You are not being consistent. Do you mean that S is the sample and the partition is into D and D'? If so, that makes sense at last, the P operator acting over the choice of partition.
Ok, but I asked if that means variance (or maybe standard deviation).
And to recap, you are trying to show that taking sup then P produces a number less than or equal to that from taking P then sup?

12. Mar 23, 2016

### andrewkirk

Based on your verbal description, I think the following would be a better representation of the two expressions:

$$P\left[\sup_{h\in H}\left|Error(X,S,1,h)-Error(X,S,2,h)\right|>\epsilon\ \middle|\ S\right]$$
and
$$\sup_{h\in H}P\left[\left|Error(X,S,2,h)-Error(X,S,2,h)\right|>\epsilon\ \middle|\ S\right]$$

The random variables for which we are measuring probability are
• $S$, whose value is a vector in $\{1,2\}^m$ where $m$ is the number of items in the set being partitioned by $S$. That is, $S$ specifies a rndomly-chosen partition of the sample space into two parts.
• $X$, which is a vector of measurable values for all elements of the sample space.
$h$ is a particular hypothesis from the set $H$ of all possible hypotheses

$Error$ is a function whose value is a realnumber. $Error(X,S,k,h)$ is the error measured in the $k$th part of partition $S$ under hypothesis $h$, where the values of the elements of the sample space are as specified in $X$. The nature of the function is irrelevant to what is being considered here. All we need to know are its domain and range. When the inputs to the function are random variables (as is the case here), the function value becomes a random variable.

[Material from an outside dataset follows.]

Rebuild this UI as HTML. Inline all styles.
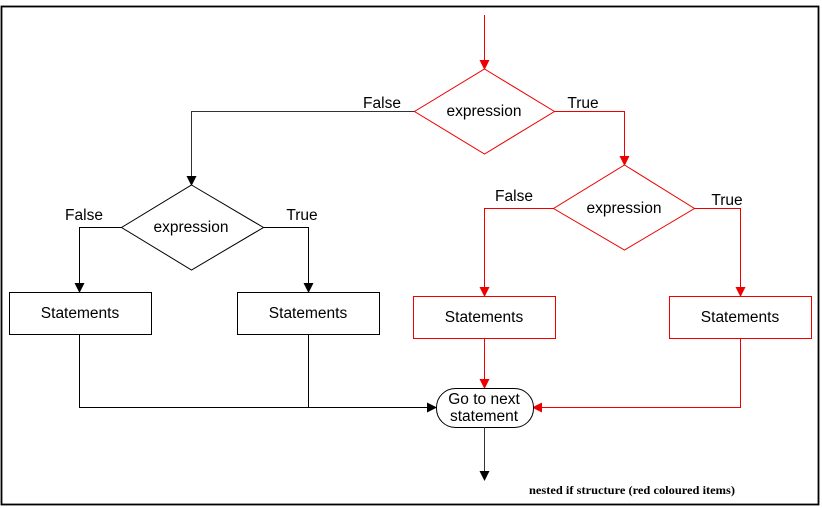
<!DOCTYPE html>
<html><head><meta charset="utf-8"><style>html,body{margin:0;padding:0;background:#fff}svg{display:block}</style></head>
<body>
<svg width="822" height="508" viewBox="0 0 822 508" xmlns="http://www.w3.org/2000/svg" font-family="Liberation Sans, sans-serif" font-size="15.5">
<defs>
<marker id="ab" markerWidth="10" markerHeight="10" refX="9" refY="5" orient="auto" markerUnits="userSpaceOnUse"><path d="M0,0 L10,5 L0,10 z" fill="#000"/></marker>
<marker id="ar" markerWidth="10" markerHeight="10" refX="9" refY="5" orient="auto" markerUnits="userSpaceOnUse"><path d="M0,0 L10,5 L0,10 z" fill="#e00"/></marker>
</defs>
<rect x="1.5" y="6.5" width="817" height="498" fill="#fff" stroke="#000" stroke-width="1.8"/>
<g fill="none" stroke-width="1">
<path d="M484.5,15 V69" stroke="#e00" marker-end="url(#ar)"/>
<polygon points="484.5,69 554.5,111.5 484.5,154 414.5,111.5" stroke="#e00" fill="#fff"/>
<path d="M554.5,111.5 H624.5 V165" stroke="#e00" marker-end="url(#ar)"/>
<polygon points="624.5,165 694.5,208.5 624.5,250 553.5,208.5" stroke="#e00" fill="#fff"/>
<path d="M553.5,208.5 H484.5 V296" stroke="#e00" marker-end="url(#ar)"/>
<path d="M694.5,208.5 H740.5 V296" stroke="#e00" marker-end="url(#ar)"/>
<rect x="413.5" y="296.5" width="142" height="42" stroke="#e00" fill="#fff"/>
<rect x="669.5" y="296.5" width="142" height="42" stroke="#e00" fill="#fff"/>
<path d="M484.5,338 V388" stroke="#e00" marker-end="url(#ar)"/>
<path d="M740.5,338 V407.5 H533" stroke="#e00" marker-end="url(#ar)"/>
<path d="M414.5,111.5 H191.5 V185" stroke="#333" marker-end="url(#ab)"/>
<polygon points="191.5,185 263.5,227.5 191.5,270 121.5,227.5" stroke="#000" fill="#fff"/>
<path d="M121.5,227.5 H79.5 V292" stroke="#000" marker-end="url(#ab)"/>
<path d="M263.5,227.5 H308.5 V292" stroke="#000" marker-end="url(#ab)"/>
<rect x="9.5" y="292.5" width="142" height="42" stroke="#000" fill="#fff"/>
<rect x="237.5" y="292.5" width="142" height="42" stroke="#000" fill="#fff"/>
<path d="M79.5,334 V407.5 H436" stroke="#000" marker-end="url(#ab)"/>
<path d="M308.5,334 V407.5" stroke="#000"/>
<rect x="436.5" y="388.5" width="97" height="39" rx="19" stroke="#000" fill="#fff"/>
<path d="M484.5,427 V480" stroke="#333" marker-end="url(#ab)"/>
</g>
<g fill="#000" text-anchor="middle">
<text x="484" y="116">expression</text>
<text x="624" y="213">expression</text>
<text x="191" y="232">expression</text>
<text x="80" y="318">Statements</text>
<text x="308" y="318">Statements</text>
<text x="484" y="322">Statements</text>
<text x="740" y="322">Statements</text>
<text x="484" y="404">Go to next</text>
<text x="484" y="421">statement</text>
<text x="382" y="108">False</text>
<text x="583" y="108">True</text>
<text x="84" y="220">False</text>
<text x="302" y="220">True</text>
<text x="514" y="201">False</text>
<text x="727" y="205">True</text>
</g>
<text x="632" y="494" text-anchor="middle" font-family="Liberation Serif, serif" font-weight="bold" font-size="12" textLength="206" lengthAdjust="spacingAndGlyphs">nested if structure (red coloured items)</text>
</svg>
</body></html>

Given those definitions, we can re-write the third line of your OP as:

$$P\left[\sup_{h\in H}\left|Error(X,S,1,h)-Error(X,S,2,h)\right|>\epsilon\ \middle|\ S\right]\leq \sum_{h\in H}P\left[\left|Error(X,S,2,h)-Error(X,S,2,h)\right|>\epsilon\ \middle|\ S\right]\leq |H|\times \sup_{h\in H}P\left[\left|Error(X,S,2,h)-Error(X,S,2,h)\right|>\epsilon\ \middle|\ S\right]$$

This now seems to make sense and - on a quick look - the inequalities also seem to be valid.

13. Mar 25, 2016

### haruspex

@Portella , in case Andrew's post has not got you over the line, we can simplify the question a lot.
Index all the possible partitions by i, and all the hypotheses by j. Instead of probabilities, we can use sums over all partitions. For any hypothesis and partition, let xi,j be 1 if the error difference exceeds epsilon and 0 otherwise.
So we want to compare supj sumi xi,j with sumi supj xi,j.
Can you see which can never be less than the other?

14. Mar 30, 2016

### Portella

First of all, I would like to thank you, haruspex and Andrew, for your patience. I could follow Andrew's reformulation and, as I understand it, it seems precise. Well, to understand a precise description is easier than to formulate it and I know I wasn't able to do it well when trying to shortly describe my doubt. Anyway, it turns out that my problem, as stated on the first message, was really a conceptual one. I think I got it.

Consider $\sup_{j}\ \sum_{i}\ x_{i,j}$ compared with $\sum_{i}\ \sup_{j}\ x_{i,j}$, as you have put it, haruspex. I wasn't (or still am) not understanding the use of sup outside the sum (probability). Let's for instance suppose that we have 3 possible partitions for S and 3 hypothesis on H with i being the index for partitions and j for hypothesis, as you defined. Let's $x_{i,j}$ be the error difference, instead of an indicator variable. $x_{1,1} = 2$, means the error difference when using hypothesis 1 with partition 1 is equal to 2. Taking the matrix with indices i,j (columns are hypothesis, rows are partitions),
$\begin{pmatrix} 1 & 2 & 4\\ 3 & 2 & 1\\ 2 & 1 & 3 \end{pmatrix}$
we would have
$\sup_{j}\ \sum_{i}\ x_{i,j}$ = 4 + 1 + 3 = 8, after fixing the single hypothesis that maximizes the sum.
$\sum_{i}\ \sup_{j}\ x_{i,j}$ = 4 + 3 + 3 = 10, using the hypothesis which bear the greatest difference for each partition on its turn.
Is that it?
Then, using the indicator variables you established, i.e. for any hypothesis and partition, let $x_{i,j}$ be 1 if the error difference exceeds epsilon and 0 otherwise. and taking probabilities when $\epsilon$ = 2, we would have
$\begin{pmatrix} 0 & 0 & 1\\ 1 & 0 & 0\\ 0 & 0 & 1 \end{pmatrix}$
and
$$P\left[\sup_{h\in H}\left|Error(X,S,1,h)-Error(X,S,2,h)\right|>\epsilon\ \middle|\ S\right]$$
would result in 1 + 1 + 1 = 3/3 = 1
where
$$\sup_{h\in H}P\left[\left|Error(X,S,1,h)-Error(X,S,2,h)\right|>\epsilon\ \middle|\ S\right]$$
would result in 1 + 0 + 1 = 2/3
Is this right?
I just want to be sure I'm processing the sup in sums and probabilities the right way.
That way, the inequalities would hold, as far as I can see, but I want to be sure I'm interpreting it the right way.

15. Mar 30, 2016

### haruspex

That is the way I see it.

16. Apr 1, 2016

### Portella

Ok. If that is right, now I have the tools to understand the proof. Thank you very much!